The New Orleans and Northeastern Railroad (reporting mark NONE) was a Class I railroad in Louisiana and Mississippi in the United States. The railroad operated 196 miles (315 km) of road from its completion in 1883 until it was absorbed by the Alabama Great Southern Railroad subsidiary of the Southern Railway in 1969.


The New Orleans and Northeastern Railroad was incorporated in 1868 in Louisiana (under the name of Mandeville and Sulphur Springs Railroad until 1870[1]) and 1871 in Mississippi.[2] No track was built, however, and the company's land lay unused until 1881, when control of the company was acquired by the Alabama, New Orleans, Texas and Pacific Junction Railways Company.[2] Construction on the line began in 1882. The line opened in 1883 and extended 196 miles from New Orleans to Meridian, Mississippi.[2]

In 1916 the Southern Railway acquired the NO&NE, which had been marketed as a portion of the Queen and Crescent Route since the 1880s.[2] From that point on the NO&NE owned or were assigned locomotives and other equipment with Southern lettering, but they carried NO&NE sublettering until the line was merged into the Alabama Great Southern in the late-60s, at which time sublettering was changed to AGS.

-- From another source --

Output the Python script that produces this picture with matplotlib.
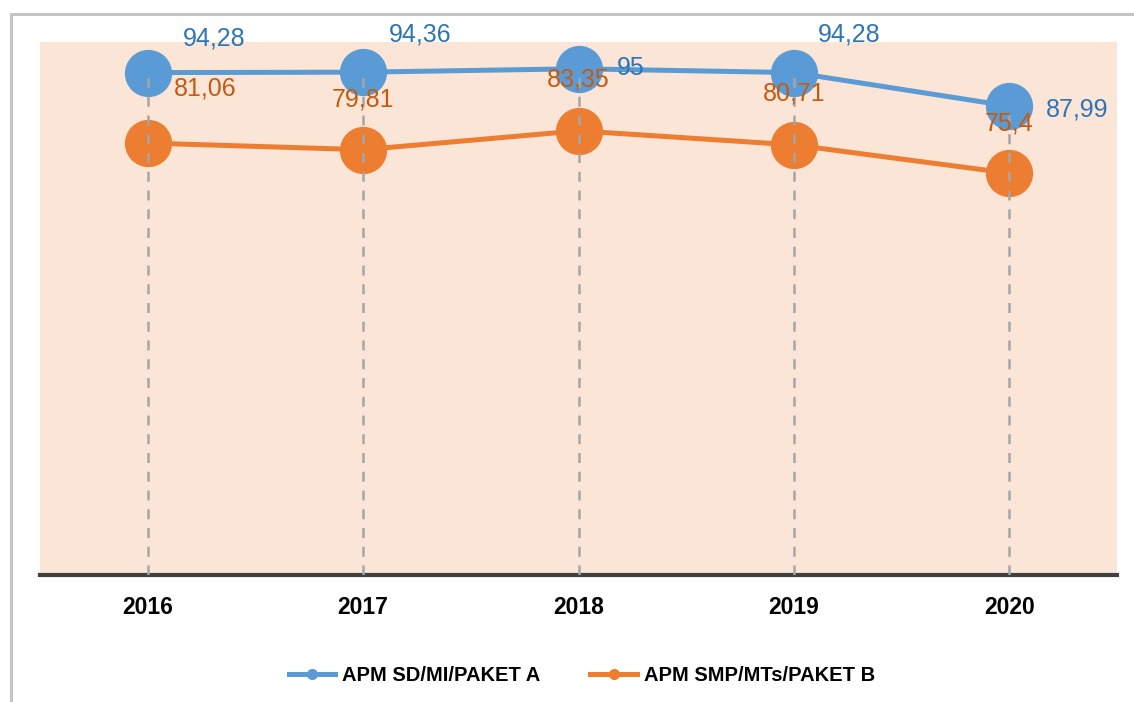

In 1969, as part of an effort to simplify its corporate structure, the Southern Railway's Alabama Great Southern Railroad operating subsidiary merged the NO&NE, ending its existence on paper.[2]

In 1960 NO&NE reported 746 million net ton-miles of revenue freight and 13 million passenger-miles; at the end of that year it operated 203 miles of road and 368 miles of track.


The line remains in operation today.[when?] After a merger, the Southern Railway changed its name to the Norfolk Southern Railway in 1990.


  1. ^ Interstate Commerce Commission, 37 Val. Rep. 1 (1931): Valuation Docket No. 973, New Orleans and Northeastern Railroad Company
  2. ^ a b c d e The Historical Guide to North American Railroads. Kalmbach Books. 2000. p. 409.